**Do this:**
Copy all of the material word for word, except for the pictures.

**Given information:**
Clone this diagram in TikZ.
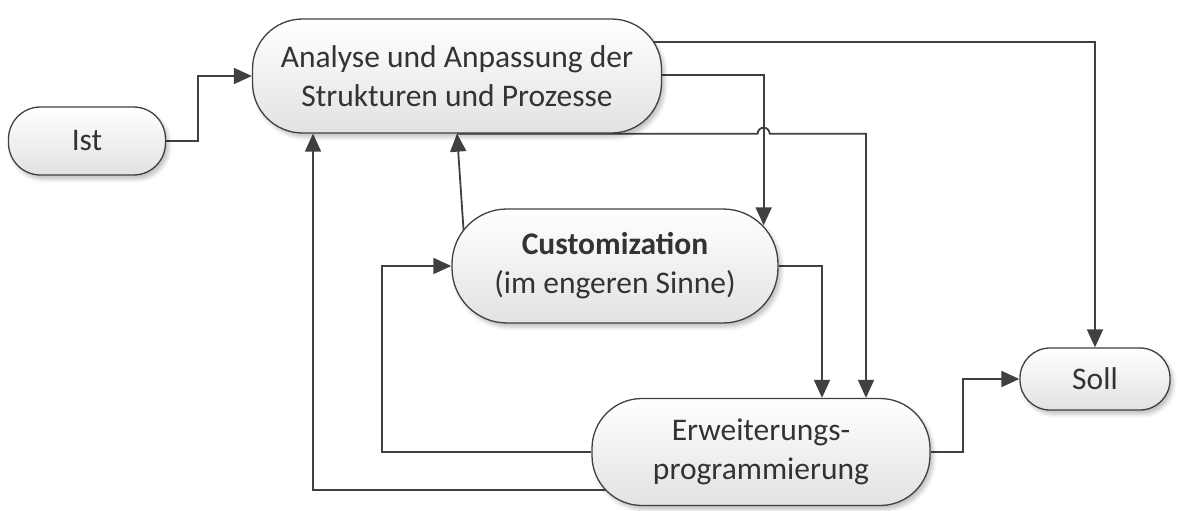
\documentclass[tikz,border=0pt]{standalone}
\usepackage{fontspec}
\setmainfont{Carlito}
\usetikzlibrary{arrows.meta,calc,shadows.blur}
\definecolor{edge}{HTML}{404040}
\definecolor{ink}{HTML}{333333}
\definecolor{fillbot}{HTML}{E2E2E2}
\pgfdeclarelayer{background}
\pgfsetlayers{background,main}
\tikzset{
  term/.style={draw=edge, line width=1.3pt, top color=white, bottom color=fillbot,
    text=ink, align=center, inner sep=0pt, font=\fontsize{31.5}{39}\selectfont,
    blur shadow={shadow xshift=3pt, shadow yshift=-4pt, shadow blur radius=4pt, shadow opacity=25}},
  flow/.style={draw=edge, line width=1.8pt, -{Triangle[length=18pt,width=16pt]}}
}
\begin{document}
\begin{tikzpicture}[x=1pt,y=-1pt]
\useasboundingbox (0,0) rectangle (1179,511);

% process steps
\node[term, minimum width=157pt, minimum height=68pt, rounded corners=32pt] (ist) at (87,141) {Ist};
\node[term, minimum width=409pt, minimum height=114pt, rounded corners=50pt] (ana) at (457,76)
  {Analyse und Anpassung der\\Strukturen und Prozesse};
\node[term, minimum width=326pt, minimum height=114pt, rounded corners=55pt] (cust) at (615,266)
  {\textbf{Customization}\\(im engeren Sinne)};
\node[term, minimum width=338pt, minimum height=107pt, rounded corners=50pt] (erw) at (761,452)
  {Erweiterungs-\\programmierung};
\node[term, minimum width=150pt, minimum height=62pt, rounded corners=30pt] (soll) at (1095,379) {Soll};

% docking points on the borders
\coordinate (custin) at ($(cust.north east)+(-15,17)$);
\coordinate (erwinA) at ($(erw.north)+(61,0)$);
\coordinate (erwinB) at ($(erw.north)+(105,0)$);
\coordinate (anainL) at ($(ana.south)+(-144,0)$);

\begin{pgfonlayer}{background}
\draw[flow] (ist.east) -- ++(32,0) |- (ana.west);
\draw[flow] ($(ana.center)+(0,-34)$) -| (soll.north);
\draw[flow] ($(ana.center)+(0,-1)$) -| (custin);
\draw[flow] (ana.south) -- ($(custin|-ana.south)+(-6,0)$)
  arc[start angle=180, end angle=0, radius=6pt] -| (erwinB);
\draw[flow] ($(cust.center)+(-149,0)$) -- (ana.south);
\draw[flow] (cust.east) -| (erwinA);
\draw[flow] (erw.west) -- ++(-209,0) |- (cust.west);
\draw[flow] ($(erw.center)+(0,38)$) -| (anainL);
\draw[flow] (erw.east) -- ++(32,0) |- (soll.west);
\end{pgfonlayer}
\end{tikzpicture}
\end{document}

**Right answer:**
Clone this diagram in TikZ.
\documentclass[tikz,border=0pt]{standalone}
\usepackage{fontspec}
\setmainfont{Carlito}
\usetikzlibrary{arrows.meta,calc,shadows.blur}
\definecolor{edge}{HTML}{404040}
\definecolor{ink}{HTML}{333333}
\definecolor{fillbot}{HTML}{E2E2E2}
\pgfdeclarelayer{background}
\pgfsetlayers{background,main}
\tikzset{
  term/.style={draw=edge, line width=1.3pt, top color=white, bottom color=fillbot,
    text=ink, align=center, inner sep=0pt, font=\fontsize{31.5}{39}\selectfont,
    blur shadow={shadow xshift=3pt, shadow yshift=-4pt, shadow blur radius=4pt, shadow opacity=25}},
  flow/.style={draw=edge, line width=1.8pt, -{Triangle[length=18pt,width=16pt]}}
}
\begin{document}
\begin{tikzpicture}[x=1pt,y=-1pt]
\useasboundingbox (0,0) rectangle (1179,511);

% process steps
\node[term, minimum width=157pt, minimum height=68pt, rounded corners=32pt] (ist) at (87,141) {Ist};
\node[term, minimum width=409pt, minimum height=114pt, rounded corners=50pt] (ana) at (457,76)
  {Analyse und Anpassung der\\Strukturen und Prozesse};
\node[term, minimum width=326pt, minimum height=114pt, rounded corners=55pt] (cust) at (615,266)
  {\textbf{Customization}\\(im engeren Sinne)};
\node[term, minimum width=338pt, minimum height=107pt, rounded corners=50pt] (erw) at (761,452)
  {Erweiterungs-\\programmierung};
\node[term, minimum width=150pt, minimum height=62pt, rounded corners=30pt] (soll) at (1095,379) {Soll};

% docking points on the borders
\coordinate (custin) at ($(cust.north east)+(-15,17)$);
\coordinate (erwinA) at ($(erw.north)+(61,0)$);
\coordinate (erwinB) at ($(erw.north)+(105,0)$);
\coordinate (anainL) at ($(ana.south)+(-144,0)$);

\begin{pgfonlayer}{background}
\draw[flow] (ist.east) -- ++(32,0) |- (ana.west);
\draw[flow] ($(ana.center)+(0,-34)$) -| (soll.north);
\draw[flow] ($(ana.center)+(0,-1)$) -| (custin);
\draw[flow] (ana.south) -- ($(custin|-ana.south)+(-6,0)$)
  arc[start angle=180, end angle=0, radius=6pt] -| (erwinB);
\draw[flow] ($(cust.center)+(-149,0)$) -- (ana.south);
\draw[flow] (cust.east) -| (erwinA);
\draw[flow] (erw.west) -- ++(-209,0) |- (cust.west);
\draw[flow] ($(erw.center)+(0,38)$) -| (anainL);
\draw[flow] (erw.east) -- ++(32,0) |- (soll.west);
\end{pgfonlayer}
\end{tikzpicture}
\end{document}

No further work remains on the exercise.